Starting point is 00:43:12 And then they're like, okay, we could hire him as a writer here. Yeah. It felt a little like that. And so with that, for the better know districts, I would be sitting there every day calling congressman. That was part of my job. And it would be a thing like you don't do that all day, but you'd be like, hey, I got an hour, I got nothing going on. I'm going to just sit and call some guys. And we'd help me and Megan Geerhart, the other AP at the time. Oh, yeah, we love Megan. Yes, just great. I'm going to have these books and we would just flip through them. And I'm like, okay, I'm going to start on Alabama. And you know, like, oh, you're not going to get anyone in Alabama. I know. And you call the office and you say, hi, I'm calling from a Viacom television show that has this many viewers. And our host would love to sit down with your congressman. okay, what show is it?
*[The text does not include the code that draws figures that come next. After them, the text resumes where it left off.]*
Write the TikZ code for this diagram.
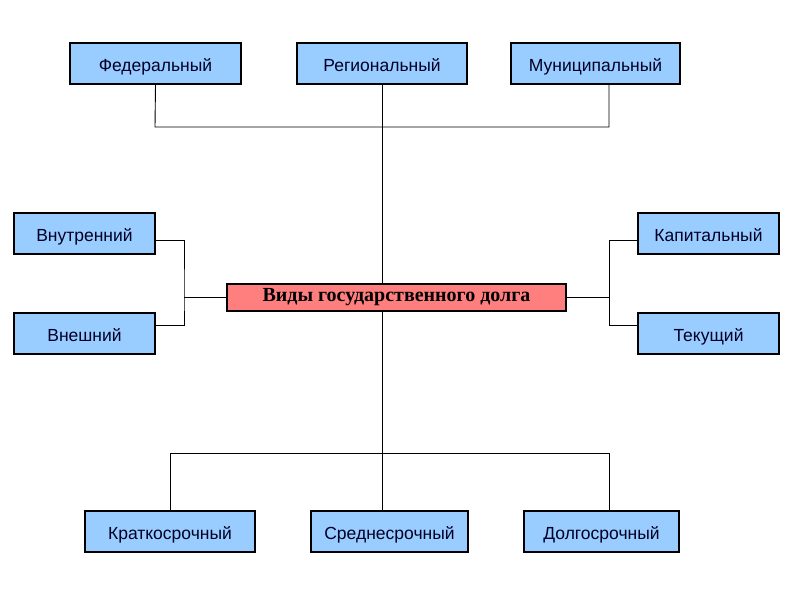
\documentclass[tikz,border=0pt]{standalone}
\usepackage{fontspec}
\setmainfont{Liberation Sans}
\newfontfamily\serifbold{Liberation Serif}
\definecolor{boxblue}{HTML}{99CCFF}
\definecolor{boxred}{HTML}{FF7F7F}
\begin{document}
\begin{tikzpicture}[x=1pt,y=-1pt,
  leaf/.style={draw=black,fill=boxblue,line width=1.1pt,inner sep=0pt,
    text depth=0pt,text height=15pt,
    font=\fontsize{17.5}{20}\selectfont,text=black!85!blue},
  root/.style={draw=black,fill=boxred,line width=1.1pt,inner sep=0pt,
    font=\serifbold\bfseries\fontsize{20}{22}\selectfont},
  conn/.style={draw=black,line width=0.9pt}]
\useasboundingbox (0,0) rectangle (794,595);
\node[leaf,minimum width=171,minimum height=41] (fed) at (155.5,63.5) {Федеральный};
\node[leaf,minimum width=170,minimum height=41] (reg) at (382,63.5) {Региональный};
\node[leaf,minimum width=169,minimum height=41] (mun) at (595.5,63.5) {Муниципальный};
\node[root,minimum width=339,minimum height=27] (root) at (396.5,297.5) {Виды государственного долга};
\node[leaf,minimum width=141,minimum height=41] (vnu) at (84.5,233.5) {Внутренний};
\node[leaf,minimum width=141,minimum height=41] (vne) at (84.5,333.5) {Внешний};
\node[leaf,minimum width=141,minimum height=41] (kap) at (708.5,233.5) {Капитальный};
\node[leaf,minimum width=141,minimum height=41] (tek) at (708.5,333.5) {Текущий};
\node[leaf,minimum width=170,minimum height=41] (kra) at (170,531.5) {Краткосрочный};
\node[leaf,minimum width=157,minimum height=41] (sre) at (389.5,531.5) {Среднесрочный};
\node[leaf,minimum width=155,minimum height=41] (dol) at (601.5,531.5) {Долгосрочный};
\coordinate (topbar) at (382,127);
\coordinate (botbar) at (382,453);
\coordinate (lj) at (184,297);
\coordinate (rj) at (609,297);
% top
\draw[conn] (fed.south) -- (155,127) -- (609,127) -- (609,84);
\draw[conn] (reg.south) -- (root.north -| reg.south);
% left
\draw[conn] (vnu.east |- 0,240) -| (lj) |- (vne.east |- 0,325);
\draw[conn] (lj) -- (root.west |- lj);
% right
\draw[conn] (kap.west |- 0,240) -| (rj) |- (tek.west |- 0,325);
\draw[conn] (rj) -- (root.east |- rj);
% bottom
\draw[conn] (root.south -| botbar) -- (botbar);
\draw[conn] (kra.north) -- (170,453) -- (609,453) -- (609,511);
\draw[conn] (sre.north -| botbar) -- (botbar);
\end{tikzpicture}
\end{document}
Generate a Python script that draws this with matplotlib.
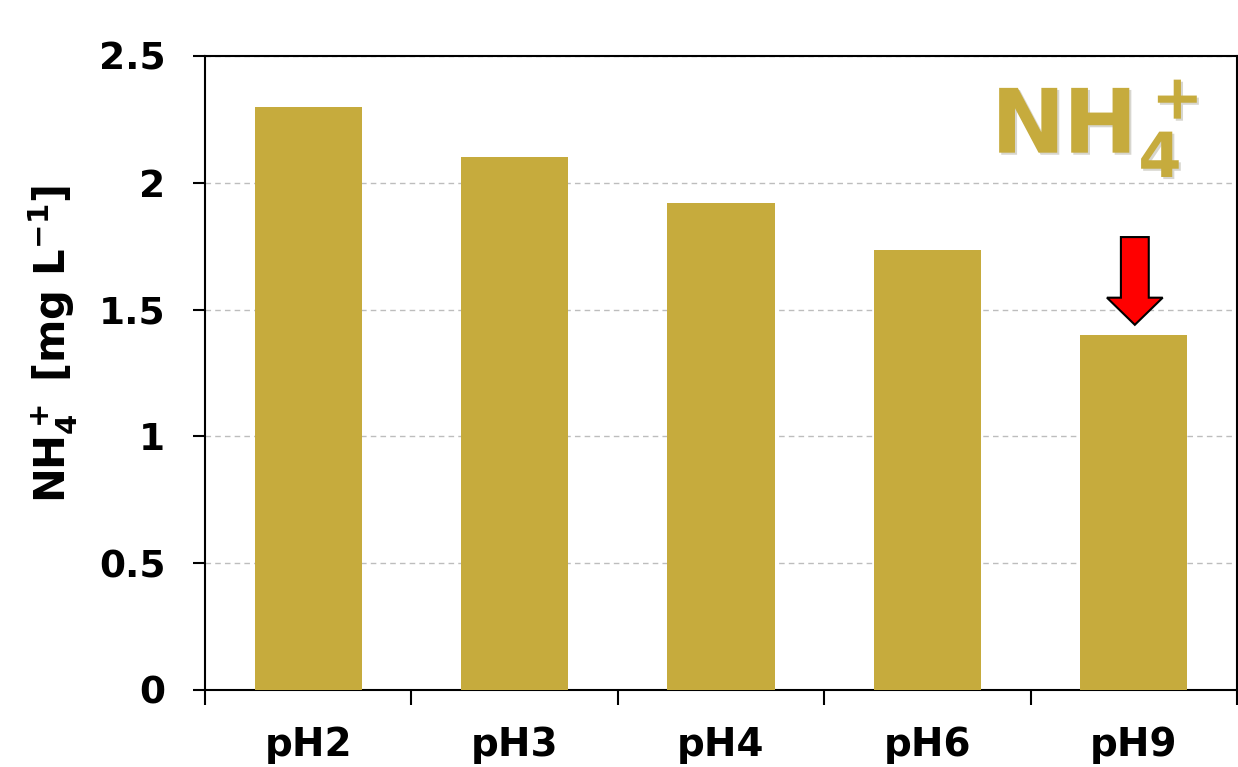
import matplotlib
matplotlib.use("Agg")
import matplotlib.pyplot as plt
import matplotlib.patheffects as pe
from matplotlib.patches import FancyArrow
import numpy as np

categories = ["pH2", "pH3", "pH4", "pH6", "pH9"]
nh4_values = [2.30, 2.10, 1.92, 1.735, 1.40]
y_ticks = [0, 0.5, 1, 1.5, 2, 2.5]
y_tick_labels = ["0", "0.5", "1", "1.5", "2", "2.5"]

bar_color = "#C6AB3D"

plt.rcParams["font.family"] = ["DejaVu Sans"]
plt.rcParams["font.weight"] = "bold"
plt.rcParams["mathtext.default"] = "bf"

fig = plt.figure(figsize=(12.38, 7.67), dpi=100)
ax = fig.add_axes([205 / 1238, 77 / 767, 1032 / 1238, 634 / 767])

x = np.arange(len(categories))
ax.bar(x, nh4_values, width=0.52, color=bar_color, zorder=3)

ax.set_xlim(-0.5, len(categories) - 0.5)
ax.set_ylim(0, 2.5)

# y axis
ax.set_yticks(y_ticks)
ax.set_yticklabels(y_tick_labels, fontsize=27, fontweight="bold")
ax.tick_params(axis="y", direction="out", length=8.5, width=1.5, pad=20)
ax.yaxis.grid(True, linestyle=(0, (4, 3)), color="#BDBDBD", linewidth=1, zorder=0)

# x axis: ticks at category boundaries, labels at bar centres
ax.set_xticks(np.arange(-0.5, len(categories), 1.0))
ax.set_xticklabels([])
ax.set_xticks(x, minor=True)
ax.set_xticklabels(categories, minor=True, fontsize=28, fontweight="bold")
ax.tick_params(axis="x", which="major", direction="out", length=11, width=1.5)
ax.tick_params(axis="x", which="minor", length=0, pad=26)

for side in ["left", "bottom", "top", "right"]:
    ax.spines[side].set_linewidth(1.5)
    ax.spines[side].set_color("black")

ax.set_ylabel("NH$_4^+$ [mg L$^{-1}$]", fontsize=30, fontweight="bold")
ax.yaxis.set_label_coords(-0.121, 0.546)

# species label
ax.text(0.963, 0.885, "NH$_4^+$", transform=ax.transAxes, ha="right", va="center",
        fontsize=64, color=bar_color, fontweight="bold",
        path_effects=[pe.SimplePatchShadow(offset=(1.5, -1.5), alpha=0.2), pe.Normal()])

# red arrow pointing at the pH9 bar
arrow_top = 1.786
arrow_tip = 1.44
ax.add_patch(FancyArrow(4.005, arrow_top, 0, arrow_tip - arrow_top,
                        width=0.135, head_width=0.27, head_length=0.107,
                        length_includes_head=True, facecolor="#FF0000",
                        edgecolor="black", linewidth=1.5, zorder=5))

fig.savefig("out.png", dpi=100)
Starting point is 00:44:00 Well, it's with MTV networks, but if you guys, I could send you the information. And then, like, you slowly get there, still get there. Yeah, it's with Stephen Colbert and then click. Especially at that time, Stephen was just this character. He wasn't who he is now. You had people like Nancy Pelosi,
Starting point is 00:44:16 that's my recollection. And somebody else is telling Democrats, you might probably don't want to do this, the show. At one point, at least, they said that. So, there was definitely some out there. I mean, the amount, The success rate. And then when it succeeded from me to Stephen, I remember in meetings, he's like, why are they doing this? And then we'd all be like, like at that point, what did they get out of this? But some of them were just great sports. And I- Most of them were. There were only one or two people that were not thrilled as my recollection. But please continue. But that job was such an adventure like the better know a district specifically. It was like, my job was just all the logistics. It's like, so you have to organize a meeting with Stephen in the field, producers and read through the jokes the writers wrote about this congressman and his district
Starting point is 00:45:03 from the research that the researchers did. Stephen will go through because I like that, I like that, and he'll make everything funnier or add something just because he's such good improver. And so one thing would be like, I remember there's a Seattle congressman, I believe Jim McDermott. We're reading and we're talking about one of the jokes about Pike Place. And we always try to do something physical. So it's like, oh, we should throw him a fish.
Starting point is 00:45:25 That'd be funny. And then as we're leaving the office, Stephen was like, and then I take a baseball bat. He throws the fish and I take a baseball bat and I just slam it like a 30 pound salmon and just guts everywhere. And we're all like, ha! And we go into the hallway. And then we're all just still laughing about it. And I was like, all right, anyway. So I'll get the, I'll figure out how to get a fish.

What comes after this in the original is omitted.